Los laboratorios buscan el detergente universal por medio de las enzimas, pero cada una de estas proteínas es eficaz solamente con un tipo de mancha.
Quién lo diría. En estos tiempos de biotecnología sorprende descubrir que no es algo tan moderno como creíamos. Cuando en la 'Ilíada' o en la 'Odisea' se describe el uso del cuajo de estómago de cordero o cabrito para la elaboración del queso, nos hablan de lo que hoy se conoce como "tecnología enzimática". Lo mismo sucedía a la hora de tratar el cuero. Para hacerlo suave y agradable al tacto, hay que eliminar parte de las proteínas que contiene. Si no se hace, lo único para lo que sirve es para suela de zapato.
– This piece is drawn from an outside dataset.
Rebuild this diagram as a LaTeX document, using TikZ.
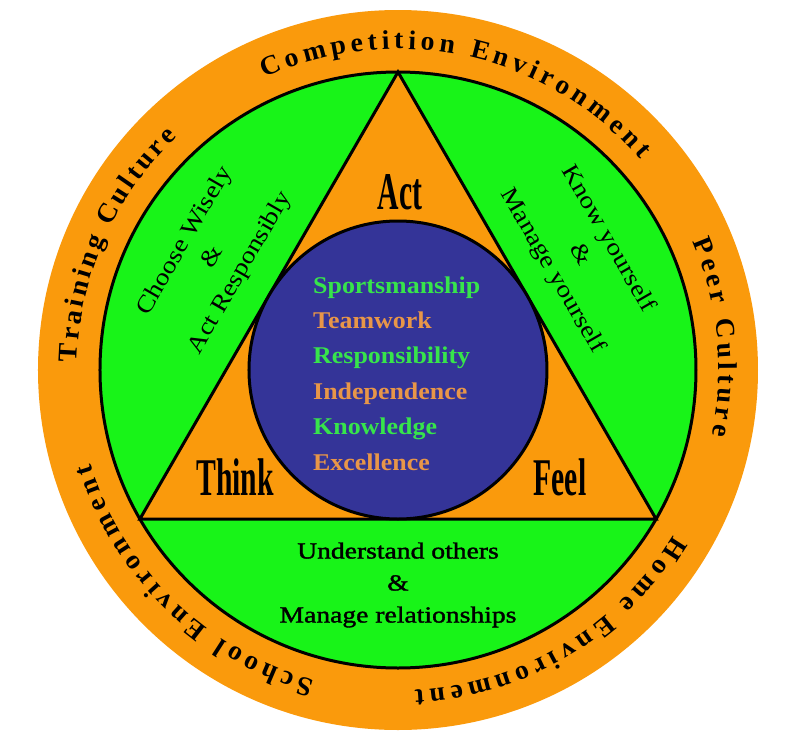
\documentclass[tikz,border=0pt]{standalone}
\usepackage{fontspec}
\setmainfont{Liberation Serif}
\newfontfamily\ringfont[FakeStretch=1.03]{Liberation Serif}
\newfontfamily\tallfont[FakeStretch=0.56]{Liberation Serif}
\newfontfamily\wordfont[FakeStretch=1.15]{Liberation Serif}
\newfontfamily\heavyfont[FakeStretch=1.2,FakeBold=1.6]{Liberation Serif}
\newfontfamily\valuefont[FakeStretch=1.08]{Liberation Serif}
\usepackage{tikz}
\usetikzlibrary{decorations.text}
\definecolor{ringorange}{RGB}{250,154,12}
\definecolor{ringgreen}{RGB}{24,244,24}
\definecolor{coreblue}{RGB}{52,52,152}
\definecolor{valgreen}{RGB}{55,228,75}
\definecolor{valorange}{RGB}{232,150,72}

\begin{document}
\begin{tikzpicture}[x=1pt,y=1pt,
tall/.style={font=\tallfont\bfseries\fontsize{53}{53}\selectfont,anchor=base,inner sep=0},
words/.style={font=\wordfont\fontsize{24}{32}\selectfont,align=center,inner sep=0},
value/.style={font=\valuefont\bfseries\fontsize{24}{24}\selectfont,anchor=base west,inner sep=0},
ringtext/.style={decorate,decoration={text along path,text align=fit to path,
   text={|\ringfont\bfseries\fontsize{27}{27}\selectfont|#1}}}]
\useasboundingbox (-398,-370) rectangle (398,370);
\fill[ringorange] (0,0) circle[radius=360];
\filldraw[fill=ringgreen,line width=3] (0,0) circle[radius=298];
\coordinate (apex) at (90:298);
\coordinate (lbase) at (210:298);
\coordinate (rbase) at (330:298);
\filldraw[fill=ringorange,line width=3] (apex) -- (lbase) -- (rbase) -- cycle;
\filldraw[fill=coreblue,line width=3] (0,0) circle[radius=149];
\path[ringtext={Competition Environment}] (114.5:321) arc[start angle=114.5,end angle=41,radius=321];
\path[ringtext={Peer Culture}] (23.5:321) arc[start angle=23.5,end angle=-11.7,radius=321];
\path[ringtext={Home Environment}] (-31:321) arc[start angle=-31,end angle=-87,radius=321];
\path[ringtext={School Environment}] (-105:321) arc[start angle=-105,end angle=-163,radius=321];
\path[ringtext={Training Culture}] (178.7:321) arc[start angle=178.7,end angle=133.5,radius=321];
\node[tall] (act) at (2,161) {Act};
\node[tall] (think) at (-163,-125) {Think};
\node[tall] (feel) at (162,-125) {Feel};
\node[words,rotate=60] (choose) at (-185,113) {Choose Wisely\\\&\\Act Responsibly};
\node[words,rotate=-60] (know) at (182,115) {Know yourself\\\&\\Manage yourself};
\node[words,font=\heavyfont\fontsize{23}{32}\selectfont] (understand) at (0,-215) {Understand others\\\&\\Manage relationships};
\foreach \i/\w/\c in %
{0/Sportsmanship/valgreen,1/Teamwork/valorange,2/Responsibility/valgreen,
 3/Independence/valorange,4/Knowledge/valgreen,5/Excellence/valorange} {
   \node[value,text=\c] (val\i) at (-85,77-35.4*\i) {\w};
}
\end{tikzpicture}
\end{document}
Como todos sabemos, las enzimas son proteínas. Presentes en todos los seres vivos, actúan como catalizadores, ósea, son sustancias que facilitan las numerosísimas reacciones que nos mantienen con vida. Así, una enzima que esté encargada de unir dos moléculas pequeñas será como la pieza de un rompecabezas: tendrá dos oquedades en donde se coloquen dichos compuestos que la enzima induce a unirse. En el caso de los detergentes, las enzimas se utilizan por otra de sus características únicas: su especificidad.
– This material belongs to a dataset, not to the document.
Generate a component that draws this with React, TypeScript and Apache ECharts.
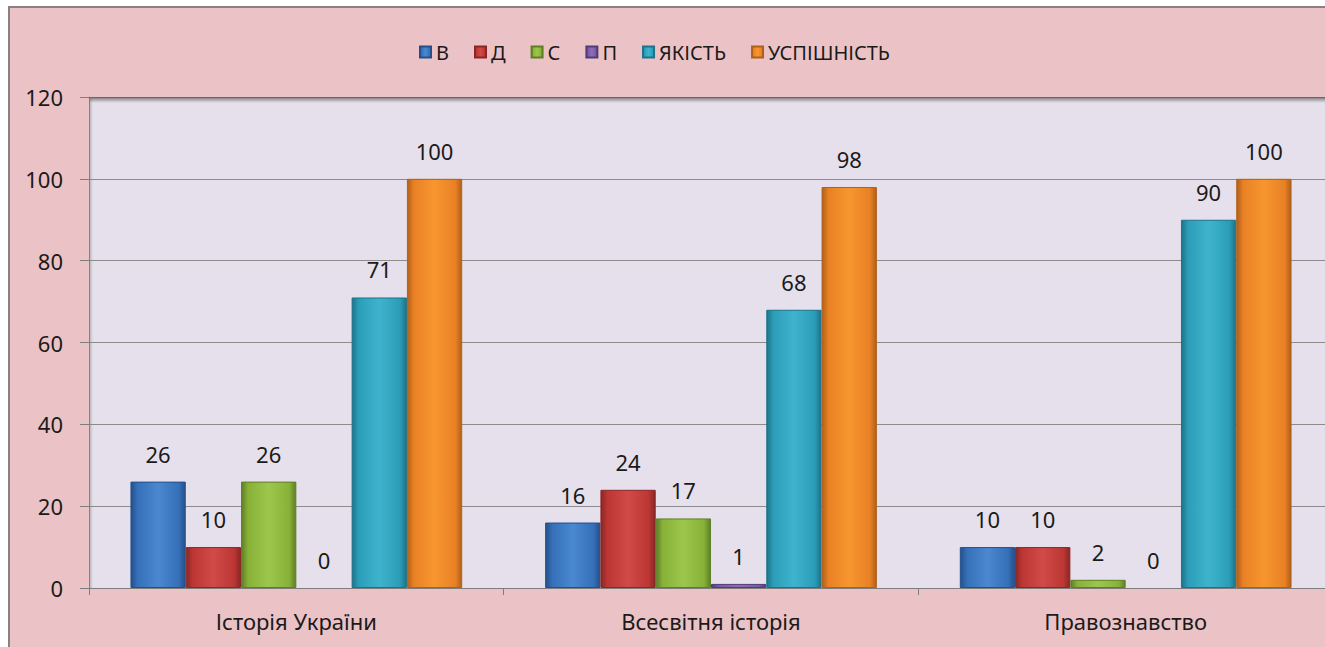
import React, { useEffect, useRef } from "react";
import * as echarts from "echarts";

const categories = ["Історія України", "Всесвітня історія", "Правознавство"];
const seriesNames = ["В", "Д", "С", "П", "ЯКІСТЬ", "УСПІШНІСТЬ"];
const valuesB = [26, 16, 10];
const valuesD = [10, 24, 10];
const valuesC = [26, 17, 2];
const valuesP = [0, 1, 0];
const valuesQuality = [71, 68, 90];
const valuesSuccess = [100, 98, 100];
const yTicks = [0, 20, 40, 60, 80, 100, 120];

const palette = [
  { dark: "#24508A", base: "#3570B8", light: "#4A88D0" },
  { dark: "#8A2726", base: "#BC3634", light: "#D04B48" },
  { dark: "#5F7F27", base: "#88B138", light: "#9CC64C" },
  { dark: "#533A78", base: "#7A58A4", light: "#8E6EB8" },
  { dark: "#1C7389", base: "#2B9DB8", light: "#3FB3CD" },
  { dark: "#B0601A", base: "#E98125", light: "#F7962F" },
];

const FONT = "'Noto Sans', 'Open Sans', sans-serif";

function barColor(i: number) {
  const p = palette[i];
  return new echarts.graphic.LinearGradient(0, 0, 1, 0, [
    { offset: 0, color: p.dark },
    { offset: 0.12, color: p.base },
    { offset: 0.5, color: p.light },
    { offset: 0.88, color: p.base },
    { offset: 1, color: p.dark },
  ]);
}

export default function App() {
  const ref = useRef<HTMLDivElement>(null);

  useEffect(() => {
    if (!ref.current) return;
    const chart = echarts.init(ref.current, undefined, { renderer: "svg" });
    const allValues = [valuesB, valuesD, valuesC, valuesP, valuesQuality, valuesSuccess];

    const gridLeft = 89;
    const gridTop = 97;
    const gridHeight = 491;

    chart.setOption({
      animation: false,
      backgroundColor: "transparent",
      textStyle: { fontFamily: FONT },
      legend: {
        data: seriesNames,
        top: 37,
        left: 414,
        itemWidth: 11,
        itemHeight: 11,
        itemGap: 25,
        icon: "rect",
        textStyle: { fontSize: 20, color: "#1a1a1a", fontFamily: FONT },
      },
      grid: {
        left: gridLeft,
        top: gridTop,
        width: 1244,
        height: gridHeight,
        show: true,
        backgroundColor: "#E5E0EB",
        borderWidth: 0,
      },
      xAxis: {
        type: "category",
        data: categories,
        axisLine: { show: true, lineStyle: { color: "#7d7d7d", width: 1 } },
        axisTick: { show: true, length: 7, lineStyle: { color: "#7d7d7d" } },
        axisLabel: { fontSize: 22, color: "#1a1a1a", margin: 22, fontFamily: FONT },
      },
      yAxis: {
        type: "value",
        min: yTicks[0],
        max: yTicks[yTicks.length - 1],
        interval: 20,
        axisLine: { show: true, lineStyle: { color: "#8a8a8a", width: 1 } },
        axisTick: { show: true, length: 9, lineStyle: { color: "#7d7d7d" } },
        axisLabel: { fontSize: 22, color: "#1a1a1a", margin: 26, fontFamily: FONT },
        splitLine: { show: true, lineStyle: { color: "#8c8c8c", width: 1 } },
      },
      graphic: [
        {
          type: "rect",
          shape: { x: gridLeft, y: gridTop, width: 1250, height: 6 },
          style: {
            fill: new echarts.graphic.LinearGradient(0, 0, 0, 1, [
              { offset: 0, color: "rgba(90,90,90,0.85)" },
              { offset: 1, color: "rgba(120,120,120,0)" },
            ]),
          },
          silent: true,
          z: 1,
        },
        {
          type: "rect",
          shape: { x: gridLeft, y: gridTop, width: 4, height: gridHeight },
          style: {
            fill: new echarts.graphic.LinearGradient(0, 0, 1, 0, [
              { offset: 0, color: "rgba(120,120,120,0.5)" },
              { offset: 1, color: "rgba(120,120,120,0)" },
            ]),
          },
          silent: true,
          z: 1,
        },
      ],
      series: seriesNames.map((name, i) => ({
        name,
        type: "bar",
        data: allValues[i].map((v) => ({
          value: v,
          itemStyle: { borderWidth: v > 0 ? 1 : 0 },
        })),
        barGap: "0%",
        barCategoryGap: "20%",
        itemStyle: {
          color: barColor(i),
          borderColor: palette[i].dark,
          borderWidth: 1,
        },
        label: {
          show: true,
          position: "top",
          distance: 17,
          fontSize: 22,
          color: "#1a1a1a",
          fontFamily: FONT,
        },
      })),
    });

    return () => chart.dispose();
  }, []);

  return (
    <div
      style={{
        position: "absolute",
        left: 0,
        top: 0,
        width: 1325,
        height: 647,
        background: "#ffffff",
        overflow: "hidden",
      }}
    >
      <div
        style={{
          position: "absolute",
          left: 8,
          top: 6,
          right: 0,
          bottom: 0,
          background: "#EBC3C6",
          borderLeft: "2px solid #8C7F80",
          borderTop: "2px solid #8C7F80",
        }}
      />
      <div
        ref={ref}
        style={{ position: "absolute", left: 0, top: 0, width: 1345, height: 647 }}
      />
    </div>
  );
}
Por ejemplo, las lipasas degradan exclusivamente las grasas. La importancia de este hecho está en que, gracias a su labor, el contenido de compuestos tensoactivos —que disminuyen la tensión superficial del agua, para facilitar la limpieza—, que contaminan el medio ambiente, puede reducirse de forma significativa.
Además, gracias a ellas el lavado no precisa que el agua esté muy caliente, ni se necesita frotar mucho las prendas, algo que reduce la vida útil de la ropa. Pero no todo puede ser miel sobre hojuelas. Esta especificidad también tiene sus inconvenientes. Y es que todavía hay manchas que se resisten a la acción biotecnológica: las de café, té, vino y fresas.